Per il film di Olmo Cerri anziché ‘La scomparsa’ sarebbe stato più azzeccato un titolo come ‘Storia di un terrorista’
Ho avuto l’occasione, come presumo molti ticinesi della mia generazione, di vedere il documentario di Olmo Cerri “La scomparsa di Bruno Breguet”, presentato all’ultima edizione del Festival di Locarno. Diciamo che l’interesse cui accennavo deriva dal contesto storico, quello degli anni del terrorismo, che tentò di cambiare la nostra società a suon di bombe e di omicidi efferati, con cui abbiamo convissuto per molto tempo. E che, peraltro, non ha ancora finito di spargere i suoi veleni e di fare altre vittime.
Direi, quindi, che trovo il titolo del documentario, non molto centrato sulla figura del protagonista. Coglie, infatti, l’epilogo misterioso della sua vita, più che l’intera sua esistenza. Quella di un ragazzo del Locarnese che, sin da quando era un giovane uomo, bazzicò gli ambienti della lotta armata e non rinunciò a imbracciare le armi, pagandone un prezzo elevato visto che, a soli 45 anni, di lui si persero le tracce e tutto lascia pensare che venne ucciso.
Tornando al titolo, “Bruno Breguet, storia di un terrorista”, mi sarebbe parso, di conseguenza, più azzeccato. Per una storia che, oltretutto, si districa à bout de souffle, degna di un romanzo di Le Carré, se si considera che spazia dal Medio Oriente all’Europa, che vede implicato un ex nazista al soldo della Cia, con lo stesso protagonista, Bruno Breguet, pagato pure lui dai servizi statunitensi mentre, sullo sfondo, si staglia la figura inquietante del super terrorista venezuelano Carlos. ll quale si macchiò di alcuni dei più sanguinosi attentati degli anni ’70 e ’80 e che, da 30 anni, è detenuto in un carcere francese. Insomma, roba che pure George Smiley, l’ufficiale dell’M16 britannico, protagonista di tanti best seller di Le Carré, avrebbe faticato a districare.
Ad esempio il fatto che, a soli 20 anni, Bruno Breguet si radicalizza, parte per il Libano, si affilia a un’organizzazione terroristica, il Fronte Popolare per la Liberazione della Palestina, che lo spedisce con una cintura esplosiva in Israele, dove viene immediatamente arrestato e condannato a 15 anni di carcere. Per poi venire scarcerato dopo aver scontato solo una parte della pena.
Qualcuno ha sacrificato quel giovane idealista, approfittando della sua ingenuità? Succede, tuttora nelle banlieues francesi, con giovani molto più scafati e arrabbiati di Breguet. È stato fagocitato anche lui, come molti altri terroristi della sua generazione, dai “cattivi maestri”? Che dopo l’avventura israeliana l’hanno buttato tra le braccia di Carlos, grazie al quale è finito di nuovo in carcere?
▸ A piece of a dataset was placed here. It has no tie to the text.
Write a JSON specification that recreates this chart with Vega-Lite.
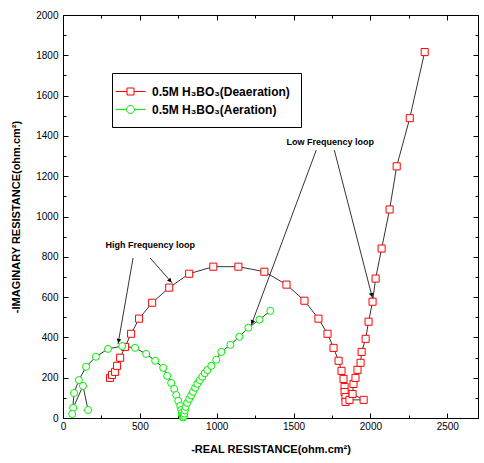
{
  "$schema": "https://vega.github.io/schema/vega-lite/v6.json",
  "width": 415,
  "height": 403,
  "autosize": {"type": "none"},
  "padding": {"left": 63, "top": 15, "right": 6, "bottom": 45},
  "background": "white",
  "config": {
    "view": {"stroke": "black", "strokeWidth": 1},
    "font": "Liberation Sans",
    "axis": {
      "grid": false,
      "domainColor": "black",
      "tickColor": "black",
      "labelColor": "black",
      "titleColor": "black",
      "labelFont": "Liberation Sans",
      "labelFontSize": 10,
      "titleFont": "Liberation Sans",
      "titleFontSize": 11,
      "titleFontWeight": "bold",
      "labelFlush": false,
      "labelOverlap": false,
      "format": "d"
    }
  },
  "datasets": {
    "eis": [
      {"series": "0.5M H₃BO₃(Deaeration)", "i": 1, "x": 306, "y": 199},
      {"series": "0.5M H₃BO₃(Deaeration)", "i": 2, "x": 319, "y": 214},
      {"series": "0.5M H₃BO₃(Deaeration)", "i": 3, "x": 339, "y": 229},
      {"series": "0.5M H₃BO₃(Deaeration)", "i": 4, "x": 352, "y": 259},
      {"series": "0.5M H₃BO₃(Deaeration)", "i": 5, "x": 372, "y": 299},
      {"series": "0.5M H₃BO₃(Deaeration)", "i": 6, "x": 404, "y": 353},
      {"series": "0.5M H₃BO₃(Deaeration)", "i": 7, "x": 443, "y": 418},
      {"series": "0.5M H₃BO₃(Deaeration)", "i": 8, "x": 495, "y": 493},
      {"series": "0.5M H₃BO₃(Deaeration)", "i": 9, "x": 580, "y": 572},
      {"series": "0.5M H₃BO₃(Deaeration)", "i": 10, "x": 691, "y": 647},
      {"series": "0.5M H₃BO₃(Deaeration)", "i": 11, "x": 821, "y": 716},
      {"series": "0.5M H₃BO₃(Deaeration)", "i": 12, "x": 978, "y": 751},
      {"series": "0.5M H₃BO₃(Deaeration)", "i": 13, "x": 1141, "y": 751},
      {"series": "0.5M H₃BO₃(Deaeration)", "i": 14, "x": 1310, "y": 726},
      {"series": "0.5M H₃BO₃(Deaeration)", "i": 15, "x": 1454, "y": 662},
      {"series": "0.5M H₃BO₃(Deaeration)", "i": 16, "x": 1571, "y": 582},
      {"series": "0.5M H₃BO₃(Deaeration)", "i": 17, "x": 1662, "y": 493},
      {"series": "0.5M H₃BO₃(Deaeration)", "i": 18, "x": 1721, "y": 418},
      {"series": "0.5M H₃BO₃(Deaeration)", "i": 19, "x": 1760, "y": 348},
      {"series": "0.5M H₃BO₃(Deaeration)", "i": 20, "x": 1793, "y": 284},
      {"series": "0.5M H₃BO₃(Deaeration)", "i": 21, "x": 1812, "y": 234},
      {"series": "0.5M H₃BO₃(Deaeration)", "i": 22, "x": 1825, "y": 194},
      {"series": "0.5M H₃BO₃(Deaeration)", "i": 23, "x": 1832, "y": 154},
      {"series": "0.5M H₃BO₃(Deaeration)", "i": 24, "x": 1832, "y": 129},
      {"series": "0.5M H₃BO₃(Deaeration)", "i": 25, "x": 1838, "y": 104},
      {"series": "0.5M H₃BO₃(Deaeration)", "i": 26, "x": 1838, "y": 80},
      {"series": "0.5M H₃BO₃(Deaeration)", "i": 27, "x": 1864, "y": 90},
      {"series": "0.5M H₃BO₃(Deaeration)", "i": 28, "x": 1956, "y": 90},
      {"series": "0.5M H₃BO₃(Deaeration)", "i": 29, "x": 1884, "y": 119},
      {"series": "0.5M H₃BO₃(Deaeration)", "i": 30, "x": 1890, "y": 169},
      {"series": "0.5M H₃BO₃(Deaeration)", "i": 31, "x": 1903, "y": 199},
      {"series": "0.5M H₃BO₃(Deaeration)", "i": 32, "x": 1916, "y": 239},
      {"series": "0.5M H₃BO₃(Deaeration)", "i": 33, "x": 1936, "y": 274},
      {"series": "0.5M H₃BO₃(Deaeration)", "i": 34, "x": 1943, "y": 328},
      {"series": "0.5M H₃BO₃(Deaeration)", "i": 35, "x": 1969, "y": 393},
      {"series": "0.5M H₃BO₃(Deaeration)", "i": 36, "x": 1988, "y": 478},
      {"series": "0.5M H₃BO₃(Deaeration)", "i": 37, "x": 2014, "y": 577},
      {"series": "0.5M H₃BO₃(Deaeration)", "i": 38, "x": 2034, "y": 692},
      {"series": "0.5M H₃BO₃(Deaeration)", "i": 39, "x": 2073, "y": 841},
      {"series": "0.5M H₃BO₃(Deaeration)", "i": 40, "x": 2125, "y": 1035},
      {"series": "0.5M H₃BO₃(Deaeration)", "i": 41, "x": 2171, "y": 1249},
      {"series": "0.5M H₃BO₃(Deaeration)", "i": 42, "x": 2256, "y": 1488},
      {"series": "0.5M H₃BO₃(Deaeration)", "i": 43, "x": 2353, "y": 1816},
      {"series": "0.5M H₃BO₃(Aeration)", "i": 1, "x": 163, "y": 40},
      {"series": "0.5M H₃BO₃(Aeration)", "i": 2, "x": 130, "y": 159},
      {"series": "0.5M H₃BO₃(Aeration)", "i": 3, "x": 66, "y": 50},
      {"series": "0.5M H₃BO₃(Aeration)", "i": 4, "x": 60, "y": 20},
      {"series": "0.5M H₃BO₃(Aeration)", "i": 5, "x": 72, "y": 124},
      {"series": "0.5M H₃BO₃(Aeration)", "i": 6, "x": 103, "y": 188},
      {"series": "0.5M H₃BO₃(Aeration)", "i": 7, "x": 150, "y": 254},
      {"series": "0.5M H₃BO₃(Aeration)", "i": 8, "x": 214, "y": 304},
      {"series": "0.5M H₃BO₃(Aeration)", "i": 9, "x": 293, "y": 343},
      {"series": "0.5M H₃BO₃(Aeration)", "i": 10, "x": 385, "y": 357},
      {"series": "0.5M H₃BO₃(Aeration)", "i": 11, "x": 469, "y": 348},
      {"series": "0.5M H₃BO₃(Aeration)", "i": 12, "x": 541, "y": 318},
      {"series": "0.5M H₃BO₃(Aeration)", "i": 13, "x": 600, "y": 284},
      {"series": "0.5M H₃BO₃(Aeration)", "i": 14, "x": 652, "y": 249},
      {"series": "0.5M H₃BO₃(Aeration)", "i": 15, "x": 678, "y": 209},
      {"series": "0.5M H₃BO₃(Aeration)", "i": 16, "x": 704, "y": 174},
      {"series": "0.5M H₃BO₃(Aeration)", "i": 17, "x": 724, "y": 144},
      {"series": "0.5M H₃BO₃(Aeration)", "i": 18, "x": 737, "y": 114},
      {"series": "0.5M H₃BO₃(Aeration)", "i": 19, "x": 750, "y": 85},
      {"series": "0.5M H₃BO₃(Aeration)", "i": 20, "x": 763, "y": 60},
      {"series": "0.5M H₃BO₃(Aeration)", "i": 21, "x": 769, "y": 40},
      {"series": "0.5M H₃BO₃(Aeration)", "i": 22, "x": 773, "y": 25},
      {"series": "0.5M H₃BO₃(Aeration)", "i": 23, "x": 776, "y": 12},
      {"series": "0.5M H₃BO₃(Aeration)", "i": 24, "x": 779, "y": 5},
      {"series": "0.5M H₃BO₃(Aeration)", "i": 25, "x": 782, "y": 3},
      {"series": "0.5M H₃BO₃(Aeration)", "i": 26, "x": 786, "y": 10},
      {"series": "0.5M H₃BO₃(Aeration)", "i": 27, "x": 789, "y": 22},
      {"series": "0.5M H₃BO₃(Aeration)", "i": 28, "x": 793, "y": 38},
      {"series": "0.5M H₃BO₃(Aeration)", "i": 29, "x": 798, "y": 55},
      {"series": "0.5M H₃BO₃(Aeration)", "i": 30, "x": 808, "y": 75},
      {"series": "0.5M H₃BO₃(Aeration)", "i": 31, "x": 821, "y": 95},
      {"series": "0.5M H₃BO₃(Aeration)", "i": 32, "x": 834, "y": 112},
      {"series": "0.5M H₃BO₃(Aeration)", "i": 33, "x": 846, "y": 130},
      {"series": "0.5M H₃BO₃(Aeration)", "i": 34, "x": 860, "y": 150},
      {"series": "0.5M H₃BO₃(Aeration)", "i": 35, "x": 874, "y": 170},
      {"series": "0.5M H₃BO₃(Aeration)", "i": 36, "x": 890, "y": 188},
      {"series": "0.5M H₃BO₃(Aeration)", "i": 37, "x": 906, "y": 205},
      {"series": "0.5M H₃BO₃(Aeration)", "i": 38, "x": 922, "y": 222},
      {"series": "0.5M H₃BO₃(Aeration)", "i": 39, "x": 939, "y": 238},
      {"series": "0.5M H₃BO₃(Aeration)", "i": 40, "x": 965, "y": 259},
      {"series": "0.5M H₃BO₃(Aeration)", "i": 41, "x": 997, "y": 289},
      {"series": "0.5M H₃BO₃(Aeration)", "i": 42, "x": 1030, "y": 328},
      {"series": "0.5M H₃BO₃(Aeration)", "i": 43, "x": 1089, "y": 363},
      {"series": "0.5M H₃BO₃(Aeration)", "i": 44, "x": 1147, "y": 403},
      {"series": "0.5M H₃BO₃(Aeration)", "i": 45, "x": 1206, "y": 448},
      {"series": "0.5M H₃BO₃(Aeration)", "i": 46, "x": 1278, "y": 488},
      {"series": "0.5M H₃BO₃(Aeration)", "i": 47, "x": 1349, "y": 532}
    ],
    "arrows": [
      {"x": 456, "y": 794, "x2": 358, "y2": 367, "hx": 362, "hy": 382, "angle": 190},
      {"x": 567, "y": 794, "x2": 710, "y2": 670, "hx": 697, "hy": 681, "angle": 139},
      {"x": 1648, "y": 1330, "x2": 1225, "y2": 462, "hx": 1231, "hy": 475, "angle": 200},
      {"x": 1765, "y": 1330, "x2": 2013, "y2": 596, "hx": 2008, "hy": 610, "angle": 166}
    ],
    "labels": [
      {"x": 567, "y": 859, "text": "High Frequency loop"},
      {"x": 1739, "y": 1370, "text": "Low Frequency loop"}
    ]
  },
  "layer": [
    {
      "data": {"name": "eis"},
      "mark": {"type": "line", "color": "black", "strokeWidth": 0.8},
      "encoding": {
        "x": {
          "field": "x", "type": "quantitative",
          "scale": {"domain": [0, 2700], "nice": false, "zero": false},
          "axis": {
            "orient": "bottom",
            "title": "-REAL RESISTANCE(ohm.cm²)",
            "values": [0, 250, 500, 750, 1000, 1250, 1500, 1750, 2000, 2250, 2500],
            "labelExpr": "datum.value % 500 === 0 ? datum.label : ''",
            "tickSize": {"condition": {"test": "datum.value % 500 === 0", "value": -5}, "value": -3},
            "labelPadding": 8,
            "titlePadding": 10
          }
        },
        "y": {
          "field": "y", "type": "quantitative",
          "scale": {"domain": [0, 2000], "nice": false, "zero": false},
          "axis": {
            "orient": "left",
            "title": "-IMAGINARY RESISTANCE(ohm.cm²)",
            "values": [0, 100, 200, 300, 400, 500, 600, 700, 800, 900, 1000, 1100, 1200, 1300, 1400, 1500, 1600, 1700, 1800, 1900, 2000],
            "labelExpr": "datum.value % 200 === 0 ? datum.label : ''",
            "tickSize": {"condition": {"test": "datum.value % 200 === 0", "value": -5}, "value": -3},
            "labelPadding": 10,
            "titlePadding": 14
          }
        },
        "detail": {"field": "series"},
        "order": {"field": "i", "type": "quantitative"}
      }
    },
    {
      "data": {"name": "eis"},
      "mark": {"type": "point", "filled": false, "fill": "white", "fillOpacity": 1, "strokeWidth": 1, "size": 50, "opacity": 1},
      "encoding": {
        "x": {
          "field": "x", "type": "quantitative",
          "axis": {
            "orient": "top", "title": null, "labels": false,
            "values": [0, 250, 500, 750, 1000, 1250, 1500, 1750, 2000, 2250, 2500],
            "tickSize": {"condition": {"test": "datum.value % 500 === 0", "value": -5}, "value": -3}
          }
        },
        "y": {
          "field": "y", "type": "quantitative",
          "axis": {
            "orient": "right", "title": null, "labels": false,
            "values": [0, 100, 200, 300, 400, 500, 600, 700, 800, 900, 1000, 1100, 1200, 1300, 1400, 1500, 1600, 1700, 1800, 1900, 2000],
            "tickSize": {"condition": {"test": "datum.value % 200 === 0", "value": -5}, "value": -3}
          }
        },
        "stroke": {
          "field": "series", "type": "nominal",
          "scale": {"domain": ["0.5M H₃BO₃(Deaeration)", "0.5M H₃BO₃(Aeration)"], "range": ["#ff0000", "#00ee00"]},
          "legend": {
            "orient": "none", "legendX": 49, "legendY": 58, "title": null,
            "strokeColor": "black", "fillColor": "white", "padding": 11,
            "labelFont": "Liberation Sans", "labelFontWeight": "bold", "labelFontSize": 12, "labelColor": "black",
            "symbolSize": 196, "labelOffset": 14, "rowPadding": 4, "symbolStrokeWidth": 1, "symbolFillColor": "white",
            "symbolType": {"signal": "indexof(datum.value, 'Deaeration') >= 0 ? 'M-2.14,0H-0.5M0.5,0H2.14M-0.5,-0.5H0.5V0.5H-0.5Z' : 'M-2.14,0H-0.57M0.57,0H2.14M0.57,0A0.57,0.57,0,1,1,-0.57,0A0.57,0.57,0,1,1,0.57,0Z'"}
          }
        },
        "shape": {
          "condition": {"test": "indexof(datum.series, 'Deaeration') >= 0", "value": "square"},
          "value": "circle"
        }
      }
    },
    {
      "data": {"name": "arrows"},
      "mark": {"type": "rule", "color": "black", "strokeWidth": 0.8},
      "encoding": {
        "x": {"field": "x", "type": "quantitative", "axis": null},
        "y": {"field": "y", "type": "quantitative", "axis": null},
        "x2": {"field": "x2"},
        "y2": {"field": "y2"}
      }
    },
    {
      "data": {"name": "arrows"},
      "mark": {"type": "point", "shape": "triangle-up", "filled": true, "color": "black", "size": 22, "opacity": 1},
      "encoding": {
        "x": {"field": "hx", "type": "quantitative", "axis": null},
        "y": {"field": "hy", "type": "quantitative", "axis": null},
        "angle": {"field": "angle", "type": "quantitative", "scale": null}
      }
    },
    {
      "data": {"name": "labels"},
      "mark": {"type": "text", "font": "Liberation Sans", "fontWeight": "bold", "fontSize": 9, "color": "black", "align": "center", "baseline": "middle"},
      "encoding": {
        "x": {"field": "x", "type": "quantitative", "axis": null},
        "y": {"field": "y", "type": "quantitative", "axis": null},
        "text": {"field": "text"}
      }
    }
  ],
  "resolve": {"axis": {"x": "independent", "y": "independent"}}
}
Olmo Cerri, nel suo racconto, si fa seguire da alcuni suoi ex compagni ticinesi, tra cui Gianluigi Galli e Giorgio Bellini. Quest’ultimo partecipò, tra il ’74 e l’84, a oltre 40 attentati e venne arrestato, con il sospetto che non si riuscì a provare, di essere un complice di Carlos. Di Gianluigi Galli si tentò, invano, di individuare una vicinanza alle Brigate Rosse. Fu, comunque, questo il brodo di coltura in cui maturò la tragica vicenda di Bruno Breguet. Sparito durante un viaggio in nave da Ancona alla Grecia. Non sarebbe sicuramente riuscito a cambiare il mondo, con il quale i suoi compagni appena citati sembrano, ormai, scesi a patti. Sereni e rilassati come chi è in pace con sé stesso.